**EXERCISE:**
Take every line from the first down to the line with "from matplotlib.lines import Line2D" and set it down exactly, without the pictures.

**SOURCE EXCERPT:**

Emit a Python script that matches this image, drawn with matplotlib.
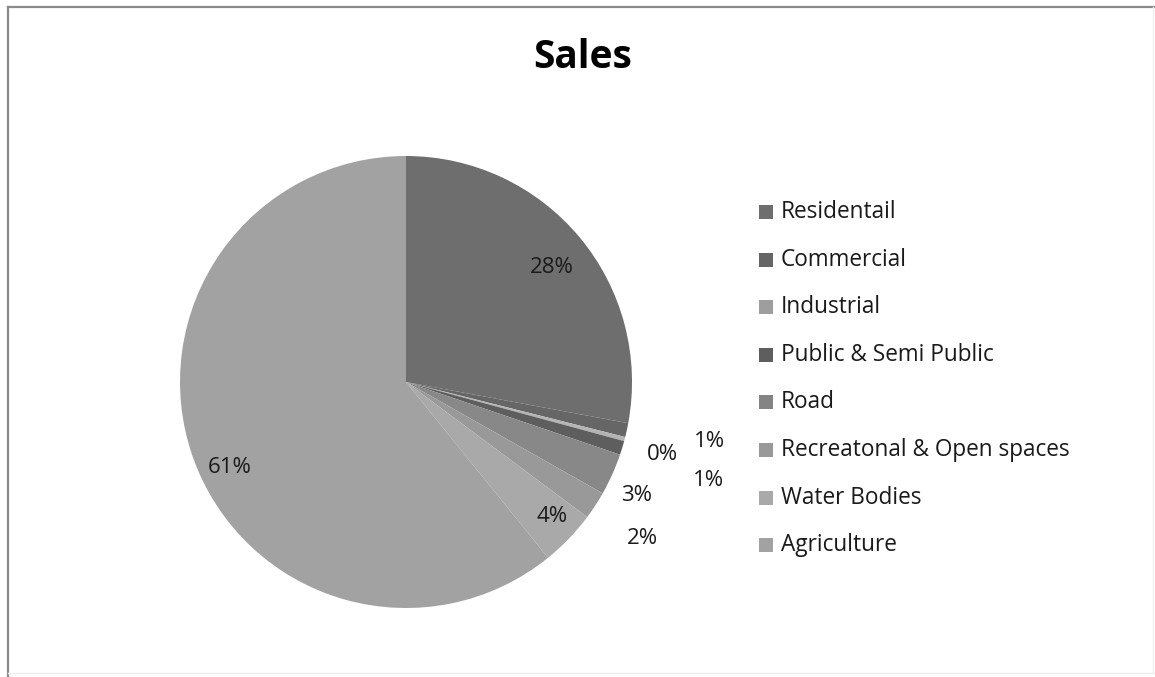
import numpy as np
import matplotlib
matplotlib.use("Agg")
import matplotlib.pyplot as plt
from matplotlib.patches import Rectangle
from matplotlib.lines import Line2D

categories = ["Residentail", "Commercial", "Industrial", "Public & Semi Public",
              "Road", "Recreatonal & Open spaces", "Water Bodies", "Agriculture"]
values = [28.0, 1.0, 0.3, 1.0, 3.0, 2.0, 4.0, 61.0]
colors = ["#6e6e6e", "#666666", "#b4b4b4", "#5e5e5e",
          "#888888", "#999999", "#a9a9a9", "#a2a2a2"]
legend_colors = ["#6e6e6e", "#666666", "#9e9e9e", "#5e5e5e",
                 "#848484", "#999999", "#a9a9a9", "#a2a2a2"]

# label placement: (radius factor, angular offset in degrees)
label_layout = [(0.82, -1.75), (1.37, 1.3), (1.177, -1.1), (1.406, -1.15),
                (1.136, -2.2), (1.254, -0.4), (0.88, 1.15), (0.867, 6.5)]

plt.rcParams['font.family'] = ['Open Sans', 'DejaVu Sans']

fig = plt.figure(figsize=(11.55, 6.77), dpi=100)
W, H = 1155, 677

# frame (left and top clearly visible, right/bottom faint)
def fline(x0, y0, x1, y1, color, lw):
    fig.add_artist(Line2D([x0 / W, x1 / W], [1 - y0 / H, 1 - y1 / H],
                          transform=fig.transFigure, color=color, linewidth=lw))

fline(8, 7, 1155, 7, "#8a8a8a", 1.6)
fline(8, 7, 8, 677, "#8a8a8a", 1.6)
fline(1153, 7, 1153, 673, "#efefef", 1.0)
fline(8, 673, 1153, 673, "#efefef", 1.0)

fig.text(583 / W, 1 - 58 / H, "Sales", ha="center", va="center",
         fontsize=28, fontweight="bold", color="#000000")

# pie axes: center (406,382), radius 226 px
R = 226
cx, cy = 406, 382
ax = fig.add_axes([(cx - R) / W, 1 - (cy + R) / H, 2 * R / W, 2 * R / H])
wedges, _ = ax.pie(values, colors=colors, startangle=90, counterclock=False,
                   radius=1.0, wedgeprops=dict(linewidth=0))
ax.set_xlim(-1, 1)
ax.set_ylim(-1, 1)
ax.set_aspect("equal")

total = sum(values)
for w, v, (rf, off) in zip(wedges, values, label_layout):
    mid = np.deg2rad((w.theta1 + w.theta2) / 2 + off)
    x, y = rf * np.cos(mid), rf * np.sin(mid)
    ax.text(x, y, f"{v / total * 100:.0f}%", ha="center", va="center",
            fontsize=16, color="#1a1a1a", clip_on=False)

# legend
y0, dy = 212, 47.6
for i, (name, c) in enumerate(zip(categories, legend_colors)):
    yy = y0 + i * dy
    fig.patches.append(Rectangle((759 / W, 1 - (yy + 7) / H), 14 / W, 14 / H,
                                 transform=fig.transFigure, facecolor=c,
                                 edgecolor="none"))
    fig.text(781 / W, 1 - yy / H, name, ha="left", va="center",
             fontsize=16.3, color="#1a1a1a")

fig.savefig("out.png", dpi=100, facecolor="white")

**CORRECT RESULT:**
Emit a Python script that matches this image, drawn with matplotlib.
import numpy as np
import matplotlib
matplotlib.use("Agg")
import matplotlib.pyplot as plt
from matplotlib.patches import Rectangle
from matplotlib.lines import Line2D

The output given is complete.